Give the count of lines containing the string "size", with no other output.
*** GIVEN INFORMATION ***
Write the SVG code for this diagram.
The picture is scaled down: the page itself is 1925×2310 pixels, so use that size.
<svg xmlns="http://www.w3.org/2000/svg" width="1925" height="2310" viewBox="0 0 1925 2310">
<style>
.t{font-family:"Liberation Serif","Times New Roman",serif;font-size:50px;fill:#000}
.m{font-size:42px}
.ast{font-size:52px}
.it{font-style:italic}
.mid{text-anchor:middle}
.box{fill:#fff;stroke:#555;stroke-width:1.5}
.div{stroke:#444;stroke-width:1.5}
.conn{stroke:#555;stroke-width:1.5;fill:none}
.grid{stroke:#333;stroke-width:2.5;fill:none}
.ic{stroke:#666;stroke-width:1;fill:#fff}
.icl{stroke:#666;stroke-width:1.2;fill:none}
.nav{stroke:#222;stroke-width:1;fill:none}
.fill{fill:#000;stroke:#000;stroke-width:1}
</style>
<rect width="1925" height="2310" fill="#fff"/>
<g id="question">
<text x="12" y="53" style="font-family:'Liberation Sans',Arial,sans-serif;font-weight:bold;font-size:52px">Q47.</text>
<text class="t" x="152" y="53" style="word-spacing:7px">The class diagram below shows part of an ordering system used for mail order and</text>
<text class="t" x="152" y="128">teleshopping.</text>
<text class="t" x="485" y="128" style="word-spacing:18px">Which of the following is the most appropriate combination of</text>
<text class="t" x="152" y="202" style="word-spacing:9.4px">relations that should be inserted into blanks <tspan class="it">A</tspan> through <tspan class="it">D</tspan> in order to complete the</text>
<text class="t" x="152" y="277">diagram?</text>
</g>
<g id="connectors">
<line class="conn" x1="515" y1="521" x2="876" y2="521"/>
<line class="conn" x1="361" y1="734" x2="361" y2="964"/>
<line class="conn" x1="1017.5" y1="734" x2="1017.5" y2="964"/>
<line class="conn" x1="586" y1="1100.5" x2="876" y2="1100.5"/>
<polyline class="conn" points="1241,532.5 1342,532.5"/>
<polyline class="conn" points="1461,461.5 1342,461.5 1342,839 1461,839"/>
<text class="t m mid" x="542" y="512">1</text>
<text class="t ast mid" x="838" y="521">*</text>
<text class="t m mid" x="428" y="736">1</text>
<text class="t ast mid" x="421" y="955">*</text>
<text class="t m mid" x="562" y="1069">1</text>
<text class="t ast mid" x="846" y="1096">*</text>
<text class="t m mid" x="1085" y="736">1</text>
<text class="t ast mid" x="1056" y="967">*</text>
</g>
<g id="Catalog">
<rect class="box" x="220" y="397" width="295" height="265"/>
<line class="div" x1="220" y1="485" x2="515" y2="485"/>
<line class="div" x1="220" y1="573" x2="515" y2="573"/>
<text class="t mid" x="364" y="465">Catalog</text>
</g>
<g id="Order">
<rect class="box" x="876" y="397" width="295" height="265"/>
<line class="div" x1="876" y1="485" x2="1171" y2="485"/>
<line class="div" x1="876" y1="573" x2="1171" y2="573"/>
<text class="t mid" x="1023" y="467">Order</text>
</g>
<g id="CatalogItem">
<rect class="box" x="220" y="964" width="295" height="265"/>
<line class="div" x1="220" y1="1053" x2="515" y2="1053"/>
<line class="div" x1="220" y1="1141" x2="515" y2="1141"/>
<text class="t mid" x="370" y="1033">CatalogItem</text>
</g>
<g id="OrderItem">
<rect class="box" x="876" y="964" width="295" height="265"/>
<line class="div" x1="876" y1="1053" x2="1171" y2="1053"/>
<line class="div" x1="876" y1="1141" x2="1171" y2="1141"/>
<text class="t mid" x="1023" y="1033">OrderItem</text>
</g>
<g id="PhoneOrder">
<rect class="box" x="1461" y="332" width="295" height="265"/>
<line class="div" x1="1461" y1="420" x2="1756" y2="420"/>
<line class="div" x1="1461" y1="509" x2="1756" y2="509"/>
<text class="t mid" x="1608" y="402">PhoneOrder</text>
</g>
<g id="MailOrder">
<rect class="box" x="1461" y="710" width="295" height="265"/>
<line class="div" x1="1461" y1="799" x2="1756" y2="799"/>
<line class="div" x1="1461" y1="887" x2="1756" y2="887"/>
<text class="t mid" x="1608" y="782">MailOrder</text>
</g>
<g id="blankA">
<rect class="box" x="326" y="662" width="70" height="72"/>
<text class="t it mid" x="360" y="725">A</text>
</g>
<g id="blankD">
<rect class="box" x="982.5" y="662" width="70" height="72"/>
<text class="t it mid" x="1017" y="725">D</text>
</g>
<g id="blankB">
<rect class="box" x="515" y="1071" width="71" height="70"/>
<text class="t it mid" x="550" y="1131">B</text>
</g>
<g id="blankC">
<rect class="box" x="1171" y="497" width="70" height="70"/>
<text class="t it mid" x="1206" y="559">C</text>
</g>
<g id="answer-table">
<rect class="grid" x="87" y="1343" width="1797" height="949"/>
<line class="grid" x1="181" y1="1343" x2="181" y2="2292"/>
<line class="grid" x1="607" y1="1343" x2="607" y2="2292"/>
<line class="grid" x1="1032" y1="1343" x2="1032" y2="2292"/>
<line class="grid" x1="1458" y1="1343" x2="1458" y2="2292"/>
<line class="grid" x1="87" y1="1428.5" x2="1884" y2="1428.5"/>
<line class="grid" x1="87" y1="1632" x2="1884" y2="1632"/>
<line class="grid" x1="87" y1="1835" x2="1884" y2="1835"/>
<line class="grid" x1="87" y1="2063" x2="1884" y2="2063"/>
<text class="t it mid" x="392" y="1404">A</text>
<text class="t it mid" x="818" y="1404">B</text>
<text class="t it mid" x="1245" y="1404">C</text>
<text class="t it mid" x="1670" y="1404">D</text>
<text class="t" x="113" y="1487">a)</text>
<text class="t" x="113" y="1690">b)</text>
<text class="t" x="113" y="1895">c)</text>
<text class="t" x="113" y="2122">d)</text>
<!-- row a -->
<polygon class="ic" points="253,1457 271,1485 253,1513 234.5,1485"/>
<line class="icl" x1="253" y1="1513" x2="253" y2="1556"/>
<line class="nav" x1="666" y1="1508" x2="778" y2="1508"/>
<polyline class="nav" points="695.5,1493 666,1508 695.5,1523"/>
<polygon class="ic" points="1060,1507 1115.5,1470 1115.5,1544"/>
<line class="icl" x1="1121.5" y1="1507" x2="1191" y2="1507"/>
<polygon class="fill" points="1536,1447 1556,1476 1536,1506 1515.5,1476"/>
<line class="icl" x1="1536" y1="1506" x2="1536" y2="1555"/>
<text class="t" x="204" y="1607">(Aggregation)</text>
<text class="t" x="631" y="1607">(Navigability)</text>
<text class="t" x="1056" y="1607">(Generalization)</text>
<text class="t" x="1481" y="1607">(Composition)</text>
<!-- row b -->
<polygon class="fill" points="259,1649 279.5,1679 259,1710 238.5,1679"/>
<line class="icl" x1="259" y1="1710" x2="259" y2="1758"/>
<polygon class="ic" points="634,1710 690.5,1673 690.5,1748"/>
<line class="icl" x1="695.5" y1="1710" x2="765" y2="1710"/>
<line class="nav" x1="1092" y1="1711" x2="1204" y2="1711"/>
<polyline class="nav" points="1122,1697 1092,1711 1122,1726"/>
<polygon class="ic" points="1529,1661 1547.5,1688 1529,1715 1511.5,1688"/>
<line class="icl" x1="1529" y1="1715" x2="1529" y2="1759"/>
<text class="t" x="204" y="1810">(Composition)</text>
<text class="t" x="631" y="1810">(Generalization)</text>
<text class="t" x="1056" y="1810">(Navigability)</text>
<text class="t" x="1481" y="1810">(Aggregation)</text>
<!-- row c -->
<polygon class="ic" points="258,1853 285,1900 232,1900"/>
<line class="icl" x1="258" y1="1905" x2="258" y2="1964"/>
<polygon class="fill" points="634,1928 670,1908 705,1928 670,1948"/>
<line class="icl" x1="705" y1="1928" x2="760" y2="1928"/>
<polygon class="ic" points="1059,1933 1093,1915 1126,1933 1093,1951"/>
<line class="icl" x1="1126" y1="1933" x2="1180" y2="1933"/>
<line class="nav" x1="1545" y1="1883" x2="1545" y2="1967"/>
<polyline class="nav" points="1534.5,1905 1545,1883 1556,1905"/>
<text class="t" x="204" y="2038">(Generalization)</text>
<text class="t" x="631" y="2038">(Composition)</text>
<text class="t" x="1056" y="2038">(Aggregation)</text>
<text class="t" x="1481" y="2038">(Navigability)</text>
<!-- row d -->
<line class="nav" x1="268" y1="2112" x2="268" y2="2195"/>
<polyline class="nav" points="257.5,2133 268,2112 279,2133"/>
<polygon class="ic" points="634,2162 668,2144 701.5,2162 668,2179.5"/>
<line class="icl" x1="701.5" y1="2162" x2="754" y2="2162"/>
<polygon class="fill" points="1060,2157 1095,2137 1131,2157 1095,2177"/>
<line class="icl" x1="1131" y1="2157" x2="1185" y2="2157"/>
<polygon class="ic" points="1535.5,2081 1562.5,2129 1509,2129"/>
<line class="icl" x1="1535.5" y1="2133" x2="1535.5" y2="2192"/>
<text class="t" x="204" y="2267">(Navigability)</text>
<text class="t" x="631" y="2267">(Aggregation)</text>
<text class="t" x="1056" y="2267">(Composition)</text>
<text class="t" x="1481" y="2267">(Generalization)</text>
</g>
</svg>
***
● CORRECT ANSWER
5